- ¼ cup all-purpose flour
- ½ teaspoon salt
- ¼ teaspoon ground black pepper
- ½ teaspoon dried oregano
- 3 to 4 skinless, boneless chicken breasts (cut in half) and pounded to ¼ inch thick (1 ½ - 2 pounds)
- 4 tablespoons butter
- 2 tablespoons olive oil
- 2 tablespoons chopped garlic
- 1 (8-ounce) package whole mushrooms, sliced thick (approx. 2 ½ to 3 cups)
- ½ cup Marsala wine
- ¼ cup Sherry
- ½ cup heavy cream
- In a shallow dish or bowl, mix together the flour, salt, pepper and oregano. Coat chicken pieces in flour mixture.
- In a large skillet, melt butter in olive oil over medium heat. Place chicken in the pan, and lightly brown on both sides (2 to 3 minutes a side). Remove chicken and keep warm.
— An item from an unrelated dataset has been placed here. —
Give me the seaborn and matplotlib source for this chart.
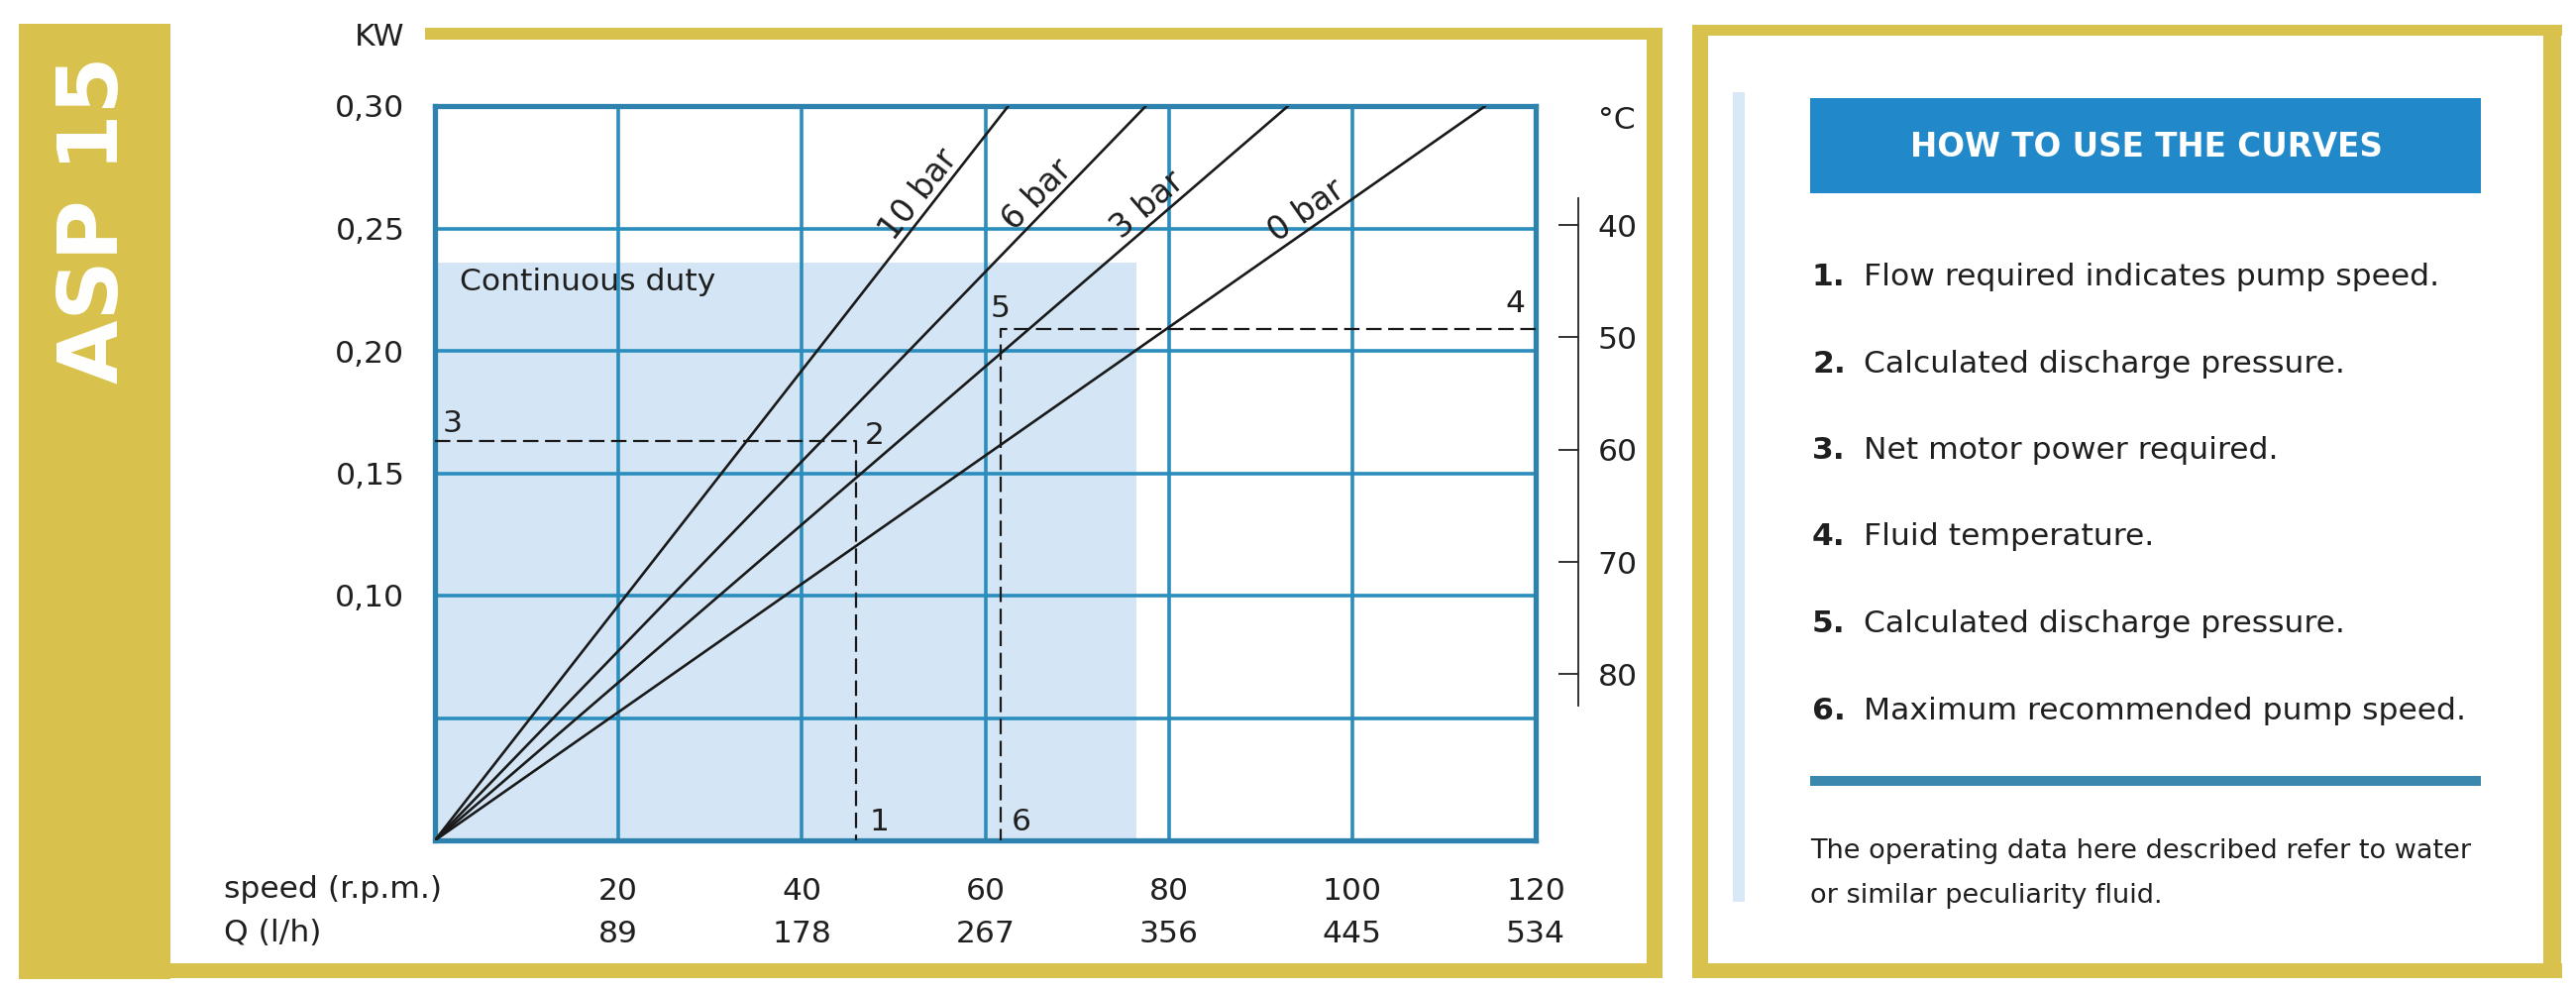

Add garlic and cook 30 seconds or until fragrant. Add mushrooms, and pour in Marsala wine and Sherry. Add chicken breasts on top. Cover skillet; and simmer chicken on medium to medium-high for 5 minutes. Turn chicken over, and add ½ cup heavy cream and cook an additional 5 minutes or until no longer pink and juices run clear.